My favorite example of nature v nuture (since my daughter went to school with him) is Mike Brown. When a hayseed raised in Alabama can kick a celetial body off the list of planets, then @#$%ing anyone can change the way the entire world thinks.

sigh

"celestial"

Why do my mistakes not show up in preview, but are blatant as all @#$% once I hit post?

Now Im doing kick ass HIV-1 research that literally no one else on the planet can do.

No one at all? Why is that?

Indeed, very few of us have any idea what we wanna do when we're twelve. Thank heavens!

Feynmann and Einstein had pretty modest origins too. We can't all be born into dynasties.

Heh. The town I grew up in had about 900 people in it. By the end of high school (which was in a bigger town nearby) my entire class had 30 students.

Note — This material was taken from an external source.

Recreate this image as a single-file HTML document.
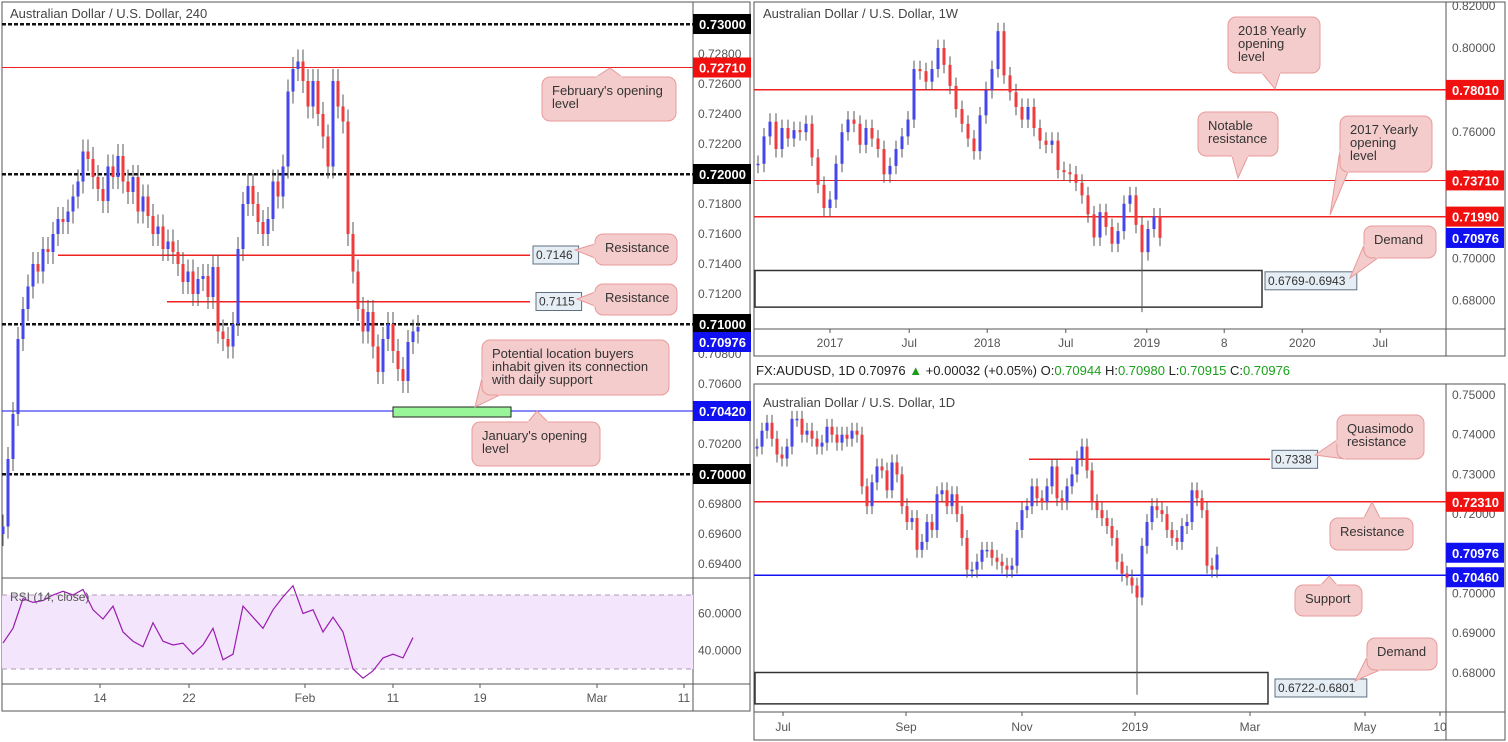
<!DOCTYPE html>
<html><head><meta charset="utf-8"><style>
body{margin:0;background:#fff;}
svg{display:block;font-family:"Liberation Sans",sans-serif;}
</style></head><body>
<svg id="s" width="1508" height="742" viewBox="0 0 1508 742"></svg>
<script>
// ---- data: 4H chart ----
const h4Closes=[0.6965,0.7010,0.7040,0.7090,0.7110,0.7125,0.7140,0.7135,0.7150,0.7148,0.7160,0.7170,0.7168,0.7175,0.7185,0.7195,0.7215,0.7210,0.7198,0.7190,0.7182,0.7205,0.7198,0.7212,0.7195,0.7188,0.7198,0.7175,0.7185,0.7172,0.7160,0.7165,0.7150,0.7155,0.7148,0.7140,0.7128,0.7135,0.7120,0.7130,0.7132,0.7118,0.7138,0.7095,0.7090,0.7085,0.7100,0.7150,0.7180,0.7192,0.7180,0.7168,0.7160,0.7170,0.7195,0.7185,0.7205,0.7255,0.7270,0.7275,0.7262,0.7245,0.7262,0.7240,0.7225,0.7205,0.7262,0.7245,0.7235,0.7160,0.7135,0.7110,0.7095,0.7108,0.7085,0.7068,0.7090,0.7100,0.7082,0.7070,0.7062,0.7088,0.7095,0.7098];
const h4Rsi=[44,52,68,66,67,70,72,70,73,62,57,64,50,45,42,55,45,43,44,38,43,52,35,38,64,58,52,62,69,75,60,62,50,58,50,30,25,29,36,38,36,47];
const h4Ticks=[0.728,0.726,0.724,0.722,0.718,0.716,0.714,0.712,0.708,0.706,0.702,0.698,0.696,0.694];
const h4Dates=["14","22","Feb","11","19","Mar","11"];
const h4DateIdx=[19.4,37.2,60.4,78,95.4,118.8,136.2];
// ---- data: weekly ----
const wCloses=[0.745,0.758,0.765,0.752,0.762,0.757,0.761,0.760,0.764,0.748,0.735,0.724,0.728,0.745,0.760,0.766,0.764,0.754,0.762,0.757,0.752,0.740,0.744,0.752,0.758,0.766,0.790,0.789,0.784,0.790,0.800,0.792,0.782,0.771,0.764,0.757,0.751,0.768,0.780,0.790,0.808,0.787,0.779,0.772,0.766,0.772,0.762,0.756,0.754,0.756,0.742,0.741,0.740,0.736,0.730,0.721,0.710,0.722,0.715,0.707,0.713,0.726,0.730,0.716,0.703,0.714,0.720,0.7098];
const wSpike={idx:64,low:0.6745};
const wTicks=[0.82,0.80,0.76,0.74,0.70,0.68];
const wDates=["2017","Jul","2018","Jul","2019","8","2020","Jul"];
const wDateIdx=[12,25.2,38.2,51.3,64.8,77.7,90.7,103.7];
// ---- data: daily ----
const dCloses=[0.737,0.741,0.743,0.739,0.735,0.734,0.737,0.744,0.744,0.740,0.741,0.739,0.737,0.738,0.742,0.740,0.738,0.740,0.739,0.741,0.740,0.727,0.722,0.728,0.732,0.731,0.726,0.733,0.730,0.722,0.718,0.719,0.711,0.713,0.718,0.716,0.725,0.726,0.722,0.725,0.720,0.714,0.706,0.706,0.708,0.711,0.711,0.709,0.708,0.707,0.706,0.707,0.716,0.721,0.722,0.727,0.724,0.723,0.727,0.732,0.724,0.723,0.727,0.730,0.734,0.737,0.731,0.723,0.721,0.719,0.717,0.714,0.708,0.705,0.704,0.702,0.699,0.712,0.718,0.722,0.721,0.720,0.716,0.714,0.713,0.717,0.718,0.726,0.724,0.721,0.707,0.706,0.7098];
const dSpike={idx:76,low:0.6745};
const dTicks=[0.75,0.74,0.73,0.72,0.70,0.69,0.68];
const dDates=["Jul","Sep","Nov","2019","Mar","May","10"];
const dDateIdx=[5.2,29.8,53,75.6,98.6,121.6,136.6];

const NS="http://www.w3.org/2000/svg";
const S=document.getElementById('s');
function el(t,a,p){const e=document.createElementNS(NS,t);for(const k in a)e.setAttribute(k,a[k]);(p||S).appendChild(e);return e;}
function tx(x,y,s,a,p){const e=el('text',Object.assign({x:x,y:y,'font-size':12,fill:'#555'},a||{}),p);e.textContent=s;return e;}

const y4=p=>24+(0.73-p)*15000, x4=i=>3+i*5;
const yR=v=>595+(70-v)*1.85, xR=i=>3+i*10;
const yW=p=>48+(0.80-p)*2105, xW=i=>758+i*6;
const yD=p=>395+(0.75-p)*3970, xD=i=>757+i*5;

function candles(closes,xf,yf,bw,wk,spike,name){
  const g=el('g',{});
  
  
  closes.forEach((c,i)=>{
    const o=i?closes[i-1]:c-0.0005;
    const hi=Math.max(o,c)+wk, lo=(spike&&spike.idx===i)?spike.low:Math.min(o,c)-wk;
    const x=xf(i);
    const w=el('line',{x1:x,x2:x,y1:yf(hi),y2:yf(lo),stroke:'#555','stroke-width':1},g);
    
    
    const top=yf(Math.max(o,c)),bot=yf(Math.min(o,c));
    const r=el('rect',{x:x-bw/2,y:top,width:bw,height:Math.max(1.5,bot-top),fill:c>=o?'#4646ee':'#f03c3c'},g);
    
    
  });
}
function hline(x1,x2,y,col,dash,w,name){const l=el('line',{x1:x1,x2:x2,y1:y,y2:y,stroke:col,'stroke-width':w||1.3,'stroke-dasharray':dash||'none','shape-rendering':'crispEdges'});return l;}
function tag(x,y,s,bg,name){const g=el('g',{});el('rect',{x:x,y:y-10,width:58,height:20,fill:bg},g);tx(x+6,y+5,s,{fill:'#fff','font-weight':'bold','font-size':13},g);}
function box(x,y,s,name){const g=el('g',{});const w=s.length*6.6+6;el('rect',{x:x,y:y-9,width:w,height:18,fill:'#e6eef5',stroke:'#607080'},g);tx(x+3,y+4,s,{fill:'#333'},g);}
function callout(x,y,w,h,px,py,bx1,by1,bx2,by2,lines,name){
  const g=el('g',{});
  el('polygon',{points:`${bx1},${by1} ${px},${py} ${bx2},${by2}`,fill:'#f5cccc',stroke:'#e89a9a'},g);
  el('rect',{x:x,y:y,width:w,height:h,rx:8,fill:'#f5cccc',stroke:'#e89a9a'},g);
  el('polygon',{points:`${bx1},${by1} ${(bx1+bx2)/2+(px-(bx1+bx2)/2)*0.05},${(by1+by2)/2+(py-(by1+by2)/2)*0.05} ${bx2},${by2}`,fill:'#f5cccc',stroke:'#f5cccc','stroke-width':2},g);
  lines.forEach((s,i)=>tx(x+10,y+18+i*13,s,{fill:'#333','font-size':13},g));
}

// ===== LEFT PANEL =====
el('rect',{x:2,y:2,width:748,height:709,fill:'#fff',stroke:'#555'});
el('line',{x1:693,x2:693,y1:2,y2:711,stroke:'#555'});
el('line',{x1:2,x2:750,y1:578,y2:578,stroke:'#555'});
el('line',{x1:2,x2:750,y1:684,y2:684,stroke:'#555'});
const band=el('rect',{x:2,y:yR(70),width:691,height:yR(30)-yR(70),fill:'#f3e5fb'});
hline(2,693,yR(70),'#b09ab8','5,4',1,'rsi-upper-line');
hline(2,693,yR(30),'#b09ab8','5,4',1,'rsi-lower-line');
[0.73,0.72,0.71,0.70].forEach(p=>hline(2,693,y4(p),'#111','4,2',2.5,'round-number-level'));
hline(2,693,y4(0.7271),'#f02020','',1.3,'february-open-line');
hline(2,693,y4(0.7042),'#1010f0','',1.3,'january-open-line');
hline(58,530,y4(0.7146),'#f02020','',1.5,'resistance-7146');
hline(167,530,y4(0.7115),'#f02020','',1.5,'resistance-7115');
const gz=el('rect',{x:393,y:y4(0.7042)-4,width:118,height:10,fill:'#98f598',stroke:'#222'});
candles(h4Closes,x4,y4,3,0.0008,null,'h4-candles');
const rp=el('polyline',{points:h4Rsi.map((v,i)=>xR(i)+','+yR(v)).join(' '),fill:'none',stroke:'#9b1cb0','stroke-width':1.2});

tx(10,601,'RSI (14, close)',{fill:'#555'});
tx(10,18,'Australian Dollar / U.S. Dollar, 240',{fill:'#444','font-size':13});
h4Ticks.forEach(p=>tx(698,y4(p)+4,p.toFixed(5),{'font-size':12}));
tx(698,yR(60)+4,'60.0000');tx(698,yR(40)+4,'40.0000');
h4Dates.forEach((s,i)=>{const x=x4(h4DateIdx[i]);el('line',{x1:x,x2:x,y1:684,y2:688,stroke:'#555'});tx(x,702,s,{'text-anchor':'middle'});});
tag(693,y4(0.73),'0.73000','#000','tag-7300');
tag(693,y4(0.7271),'0.72710','#f01010','tag-7271');
tag(693,y4(0.72),'0.72000','#000','tag-7200');
tag(693,y4(0.71),'0.71000','#000','tag-7100');
tag(693,y4(0.71)+18,'0.70976','#1010f0','tag-70976-h4');
tag(693,y4(0.7042),'0.70420','#1010f0','tag-7042');
tag(693,y4(0.70),'0.70000','#000','tag-7000');
box(533,y4(0.7146),'0.7146','label-7146');
box(536,y4(0.7115),'0.7115','label-7115');
callout(542,77,134,44,610,68,596,77,622,77,["February's opening","level"],'callout-feb-open');
callout(595,234,82,31,575,250,595,244,595,258,['Resistance'],'callout-resistance-1');
callout(595,284,82,31,577,299,595,292,595,306,['Resistance'],'callout-resistance-2');
callout(482,340,187,55,475,407,482,378,500,395,['Potential location buyers','inhabit given its connection','with daily support'],'callout-buyers');
callout(472,422,128,44,537,411,528,422,548,422,["January's opening","level"],'callout-jan-open');

// ===== RIGHT TOP (WEEKLY) =====
el('rect',{x:754,y:2,width:751,height:354,fill:'#fff',stroke:'#555'});
el('line',{x1:1446,x2:1446,y1:2,y2:356,stroke:'#555'});
el('line',{x1:754,x2:1505,y1:329,y2:329,stroke:'#555'});
hline(754,1446,yW(0.7801),'#f02020','',1.3,'yearly-2018-line');
hline(754,1446,yW(0.7371),'#f02020','',1.3,'notable-resistance-line');
hline(754,1446,yW(0.7199),'#f02020','',1.3,'yearly-2017-line');
const wb=el('rect',{x:755,y:yW(0.6943),width:507,height:yW(0.6769)-yW(0.6943),fill:'none',stroke:'#333','stroke-width':1.5});
candles(wCloses,xW,yW,3,0.004,wSpike,'weekly-candles');
tx(763,18,'Australian Dollar / U.S. Dollar, 1W',{fill:'#444','font-size':13});
wTicks.forEach(p=>tx(1452,yW(p)+4,p.toFixed(5)));
wDates.forEach((s,i)=>{const x=xW(wDateIdx[i]);el('line',{x1:x,x2:x,y1:329,y2:333,stroke:'#555'});tx(x,347,s,{'text-anchor':'middle'});});
tag(1446,yW(0.7801),'0.78010','#f01010','tag-7801');
tag(1446,yW(0.7371),'0.73710','#f01010','tag-7371');
tag(1446,yW(0.7199),'0.71990','#f01010','tag-7199');
tag(1446,yW(0.70976),'0.70976','#1010f0','tag-70976-w');
box(1265,yW(0.6856)-8,'0.6769-0.6943','label-weekly-demand');
callout(1228,17,92,56,1275,89,1262,73,1280,73,['2018 Yearly','opening','level'],'callout-2018-yearly');
callout(1198,112,80,44,1238,178,1232,156,1248,156,['Notable','resistance'],'callout-notable-resistance');
callout(1340,116,92,56,1330,215,1340,150,1348,172,['2017 Yearly','opening','level'],'callout-2017-yearly');
callout(1364,226,72,32,1350,278,1364,245,1378,258,['Demand'],'callout-weekly-demand');

// ===== INFO BAR =====
const ib=el('text',{x:756,y:375,'font-size':13,fill:'#222'});
ib.innerHTML='FX:AUDUSD, 1D 0.70976 <tspan fill="#1a9c1a">▲</tspan> +0.00032 (+0.05%) O:<tspan fill="#1aa01a">0.70944</tspan> H:<tspan fill="#1aa01a">0.70980</tspan> L:<tspan fill="#1aa01a">0.70915</tspan> C:<tspan fill="#1aa01a">0.70976</tspan>';

// ===== RIGHT BOTTOM (DAILY) =====
el('rect',{x:754,y:384,width:751,height:356,fill:'#fff',stroke:'#555'});
el('line',{x1:1446,x2:1446,y1:384,y2:740,stroke:'#555'});
el('line',{x1:754,x2:1505,y1:712,y2:712,stroke:'#555'});
hline(1029,1270,yD(0.7338),'#f02020','',1.3,'quasimodo-line');
hline(754,1446,yD(0.7231),'#f02020','',1.3,'daily-resistance-line');
hline(754,1446,yD(0.7046),'#1010f0','',1.3,'daily-support-line');
const db=el('rect',{x:755,y:yD(0.6801),width:513,height:yD(0.6722)-yD(0.6801),fill:'none',stroke:'#333','stroke-width':1.5});
candles(dCloses,xD,yD,3,0.002,dSpike,'daily-candles');
tx(763,407,'Australian Dollar / U.S. Dollar, 1D',{fill:'#444','font-size':13});
dTicks.forEach(p=>tx(1452,yD(p)+4,p.toFixed(5)));
dDates.forEach((s,i)=>{const x=xD(dDateIdx[i]);el('line',{x1:x,x2:x,y1:712,y2:716,stroke:'#555'});tx(x,731,s,{'text-anchor':'middle'});});
tag(1446,yD(0.7231),'0.72310','#f01010','tag-7231');
tag(1446,yD(0.70976)-2,'0.70976','#1010f0','tag-70976-d');
tag(1446,yD(0.7046)+2,'0.70460','#1010f0','tag-7046');
box(1272,yD(0.7338),'0.7338','label-7338');
box(1275,yD(0.6762),'0.6722-0.6801','label-daily-demand');
callout(1337,415,87,44,1315,455,1337,440,1345,459,['Quasimodo','resistance'],'callout-quasimodo');
callout(1330,518,83,32,1372,502,1364,518,1380,518,['Resistance'],'callout-daily-resistance');
callout(1295,585,67,31,1329,576,1321,585,1337,585,['Support'],'callout-support');
callout(1367,638,70,32,1355,681,1367,657,1380,670,['Demand'],'callout-daily-demand');
</script>
</body></html>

I spent a lot of very poor years as a student, too.

Now Im doing kick ass HIV-1 research that literally no one else on the planet can do.

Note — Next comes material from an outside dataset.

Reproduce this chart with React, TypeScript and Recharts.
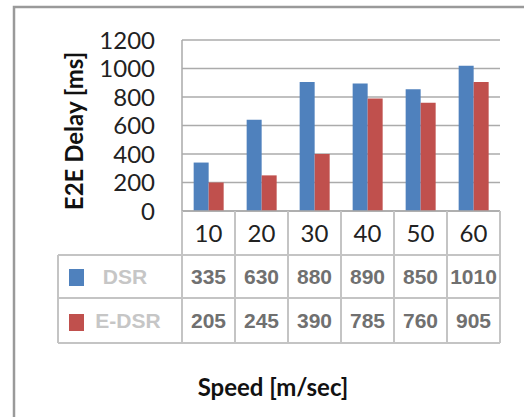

Research needs to be reproducible ;D

ERV,

This is very inspiring. Not that there haven't been women winning these things before (shall we say women and not girls - that would be more respectful). I hope this means more women in the STEM fields. My daughter is in engineering school, after a math teacher here in junior high all but convinced her that she wasn't cut out for math!

Eeeeeeeeeeeeeh! Does no one read my blog? Do you all just look at the puppy pictures and read the Chinese jokes?

She's onto us.

By Bayesian Bouff… (not verified) on 19 May 2008 #permalink

I was an ISEP judge volunteer this year. Never had done this sort of thing before, so I found the whole science fair culture aspect pretty interesting.

I saw only a limited slice of the presentations. But by a wide margin, the best project I saw was performed in a 'top drawer' Harvard lab.

I don't disagree with your argument on general principle. But the HS kid fortunate enough to be doing research at Harvard is going to move up the learning curve quite a bit more quickly than the kid laboring over a project conducted in his spare time in a HS lab. I talked to both types of kids.

Both kids seem to have the same basal instincts and the same curiosity and drive to discover, but one was in a far better environment to foster that development than the other.

And the advantages showed on several different levels, not just the way the project was presented, but also the way the kids thought scientifically.

If I ran across a farm or ghetto kid with ambition, I'd point them to reach for the elite institutions. No, it isn't necessary, but they'd have advantages and opportunities more difficult to find at WassamatterU.

And besides, pedigree does matter.

Of course pedigree matters. If you are a substandard scientist, you can always play the 'pedigree' card to dupe someone long enough to hit another grant/position/whatever.

But unless you are substandard, its not an issue. *shrug* Cream rises to the top.